**GIVEN INSTRUCTION**. Return the whole listing exactly as it stands.

**DATA**.
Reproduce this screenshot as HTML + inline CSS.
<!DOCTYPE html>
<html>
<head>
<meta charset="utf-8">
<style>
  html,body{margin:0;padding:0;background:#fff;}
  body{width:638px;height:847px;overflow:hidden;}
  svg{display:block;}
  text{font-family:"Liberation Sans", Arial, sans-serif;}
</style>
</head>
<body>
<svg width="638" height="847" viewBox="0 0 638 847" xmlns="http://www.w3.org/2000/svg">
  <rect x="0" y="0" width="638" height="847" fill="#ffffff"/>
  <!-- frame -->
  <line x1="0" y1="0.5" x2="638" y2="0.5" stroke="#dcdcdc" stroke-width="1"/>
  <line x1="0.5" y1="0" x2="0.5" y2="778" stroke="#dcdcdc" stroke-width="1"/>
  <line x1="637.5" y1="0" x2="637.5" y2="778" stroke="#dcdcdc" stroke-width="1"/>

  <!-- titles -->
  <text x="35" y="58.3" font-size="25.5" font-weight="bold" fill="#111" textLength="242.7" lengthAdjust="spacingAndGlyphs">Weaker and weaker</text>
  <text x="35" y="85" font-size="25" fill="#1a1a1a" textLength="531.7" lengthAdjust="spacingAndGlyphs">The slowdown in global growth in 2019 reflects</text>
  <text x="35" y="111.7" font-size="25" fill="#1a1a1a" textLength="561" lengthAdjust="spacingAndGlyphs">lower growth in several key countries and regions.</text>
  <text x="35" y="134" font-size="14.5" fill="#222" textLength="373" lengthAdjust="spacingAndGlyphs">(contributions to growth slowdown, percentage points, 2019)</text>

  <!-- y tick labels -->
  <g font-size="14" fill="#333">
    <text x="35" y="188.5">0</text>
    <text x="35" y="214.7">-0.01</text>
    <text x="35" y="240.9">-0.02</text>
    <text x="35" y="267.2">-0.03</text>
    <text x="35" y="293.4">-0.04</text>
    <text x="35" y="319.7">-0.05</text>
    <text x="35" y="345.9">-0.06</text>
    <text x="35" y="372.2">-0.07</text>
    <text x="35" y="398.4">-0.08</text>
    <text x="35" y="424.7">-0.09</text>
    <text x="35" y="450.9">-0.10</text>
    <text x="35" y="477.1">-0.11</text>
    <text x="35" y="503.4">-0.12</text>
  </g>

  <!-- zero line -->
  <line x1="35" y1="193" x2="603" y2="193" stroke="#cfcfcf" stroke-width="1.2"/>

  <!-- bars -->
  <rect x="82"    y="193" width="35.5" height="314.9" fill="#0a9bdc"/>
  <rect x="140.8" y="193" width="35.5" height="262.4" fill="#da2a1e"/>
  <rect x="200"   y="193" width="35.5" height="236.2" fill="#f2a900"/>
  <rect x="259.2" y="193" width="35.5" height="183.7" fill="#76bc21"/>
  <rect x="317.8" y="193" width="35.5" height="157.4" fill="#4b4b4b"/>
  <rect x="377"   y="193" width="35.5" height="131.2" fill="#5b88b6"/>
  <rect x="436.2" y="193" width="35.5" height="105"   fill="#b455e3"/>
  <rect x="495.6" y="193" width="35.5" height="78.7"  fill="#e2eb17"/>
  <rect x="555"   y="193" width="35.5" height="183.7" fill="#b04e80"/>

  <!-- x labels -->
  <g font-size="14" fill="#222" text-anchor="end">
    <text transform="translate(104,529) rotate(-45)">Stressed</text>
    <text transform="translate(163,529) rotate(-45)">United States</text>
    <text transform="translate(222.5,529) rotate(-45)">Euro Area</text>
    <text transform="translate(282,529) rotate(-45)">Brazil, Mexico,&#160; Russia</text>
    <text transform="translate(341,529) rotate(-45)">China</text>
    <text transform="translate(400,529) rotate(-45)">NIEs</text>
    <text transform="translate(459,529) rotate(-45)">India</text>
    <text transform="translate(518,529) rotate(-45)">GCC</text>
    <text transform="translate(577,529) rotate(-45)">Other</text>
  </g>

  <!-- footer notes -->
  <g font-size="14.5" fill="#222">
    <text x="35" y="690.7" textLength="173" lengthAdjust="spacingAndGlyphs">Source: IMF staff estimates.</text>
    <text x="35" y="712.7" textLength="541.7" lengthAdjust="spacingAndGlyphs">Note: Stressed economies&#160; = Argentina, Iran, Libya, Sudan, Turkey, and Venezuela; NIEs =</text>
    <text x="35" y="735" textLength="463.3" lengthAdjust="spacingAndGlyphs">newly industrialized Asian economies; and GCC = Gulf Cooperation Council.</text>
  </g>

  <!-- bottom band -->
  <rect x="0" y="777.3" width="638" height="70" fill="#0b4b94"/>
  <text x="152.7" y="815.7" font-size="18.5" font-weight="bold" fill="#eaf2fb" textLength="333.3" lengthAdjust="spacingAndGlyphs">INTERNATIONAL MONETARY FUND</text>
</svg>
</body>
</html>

**PROBLEM SOLUTION**.
Reproduce this screenshot as HTML + inline CSS.
<!DOCTYPE html>
<html>
<head>
<meta charset="utf-8">
<style>
  html,body{margin:0;padding:0;background:#fff;}
  body{width:638px;height:847px;overflow:hidden;}
  svg{display:block;}
  text{font-family:"Liberation Sans", Arial, sans-serif;}
</style>
</head>
<body>
<svg width="638" height="847" viewBox="0 0 638 847" xmlns="http://www.w3.org/2000/svg">
  <rect x="0" y="0" width="638" height="847" fill="#ffffff"/>
  <!-- frame -->
  <line x1="0" y1="0.5" x2="638" y2="0.5" stroke="#dcdcdc" stroke-width="1"/>
  <line x1="0.5" y1="0" x2="0.5" y2="778" stroke="#dcdcdc" stroke-width="1"/>
  <line x1="637.5" y1="0" x2="637.5" y2="778" stroke="#dcdcdc" stroke-width="1"/>

  <!-- titles -->
  <text x="35" y="58.3" font-size="25.5" font-weight="bold" fill="#111" textLength="242.7" lengthAdjust="spacingAndGlyphs">Weaker and weaker</text>
  <text x="35" y="85" font-size="25" fill="#1a1a1a" textLength="531.7" lengthAdjust="spacingAndGlyphs">The slowdown in global growth in 2019 reflects</text>
  <text x="35" y="111.7" font-size="25" fill="#1a1a1a" textLength="561" lengthAdjust="spacingAndGlyphs">lower growth in several key countries and regions.</text>
  <text x="35" y="134" font-size="14.5" fill="#222" textLength="373" lengthAdjust="spacingAndGlyphs">(contributions to growth slowdown, percentage points, 2019)</text>

  <!-- y tick labels -->
  <g font-size="14" fill="#333">
    <text x="35" y="188.5">0</text>
    <text x="35" y="214.7">-0.01</text>
    <text x="35" y="240.9">-0.02</text>
    <text x="35" y="267.2">-0.03</text>
    <text x="35" y="293.4">-0.04</text>
    <text x="35" y="319.7">-0.05</text>
    <text x="35" y="345.9">-0.06</text>
    <text x="35" y="372.2">-0.07</text>
    <text x="35" y="398.4">-0.08</text>
    <text x="35" y="424.7">-0.09</text>
    <text x="35" y="450.9">-0.10</text>
    <text x="35" y="477.1">-0.11</text>
    <text x="35" y="503.4">-0.12</text>
  </g>

  <!-- zero line -->
  <line x1="35" y1="193" x2="603" y2="193" stroke="#cfcfcf" stroke-width="1.2"/>

  <!-- bars -->
  <rect x="82"    y="193" width="35.5" height="314.9" fill="#0a9bdc"/>
  <rect x="140.8" y="193" width="35.5" height="262.4" fill="#da2a1e"/>
  <rect x="200"   y="193" width="35.5" height="236.2" fill="#f2a900"/>
  <rect x="259.2" y="193" width="35.5" height="183.7" fill="#76bc21"/>
  <rect x="317.8" y="193" width="35.5" height="157.4" fill="#4b4b4b"/>
  <rect x="377"   y="193" width="35.5" height="131.2" fill="#5b88b6"/>
  <rect x="436.2" y="193" width="35.5" height="105"   fill="#b455e3"/>
  <rect x="495.6" y="193" width="35.5" height="78.7"  fill="#e2eb17"/>
  <rect x="555"   y="193" width="35.5" height="183.7" fill="#b04e80"/>

  <!-- x labels -->
  <g font-size="14" fill="#222" text-anchor="end">
    <text transform="translate(104,529) rotate(-45)">Stressed</text>
    <text transform="translate(163,529) rotate(-45)">United States</text>
    <text transform="translate(222.5,529) rotate(-45)">Euro Area</text>
    <text transform="translate(282,529) rotate(-45)">Brazil, Mexico,&#160; Russia</text>
    <text transform="translate(341,529) rotate(-45)">China</text>
    <text transform="translate(400,529) rotate(-45)">NIEs</text>
    <text transform="translate(459,529) rotate(-45)">India</text>
    <text transform="translate(518,529) rotate(-45)">GCC</text>
    <text transform="translate(577,529) rotate(-45)">Other</text>
  </g>

  <!-- footer notes -->
  <g font-size="14.5" fill="#222">
    <text x="35" y="690.7" textLength="173" lengthAdjust="spacingAndGlyphs">Source: IMF staff estimates.</text>
    <text x="35" y="712.7" textLength="541.7" lengthAdjust="spacingAndGlyphs">Note: Stressed economies&#160; = Argentina, Iran, Libya, Sudan, Turkey, and Venezuela; NIEs =</text>
    <text x="35" y="735" textLength="463.3" lengthAdjust="spacingAndGlyphs">newly industrialized Asian economies; and GCC = Gulf Cooperation Council.</text>
  </g>

  <!-- bottom band -->
  <rect x="0" y="777.3" width="638" height="70" fill="#0b4b94"/>
  <text x="152.7" y="815.7" font-size="18.5" font-weight="bold" fill="#eaf2fb" textLength="333.3" lengthAdjust="spacingAndGlyphs">INTERNATIONAL MONETARY FUND</text>
</svg>
</body>
</html>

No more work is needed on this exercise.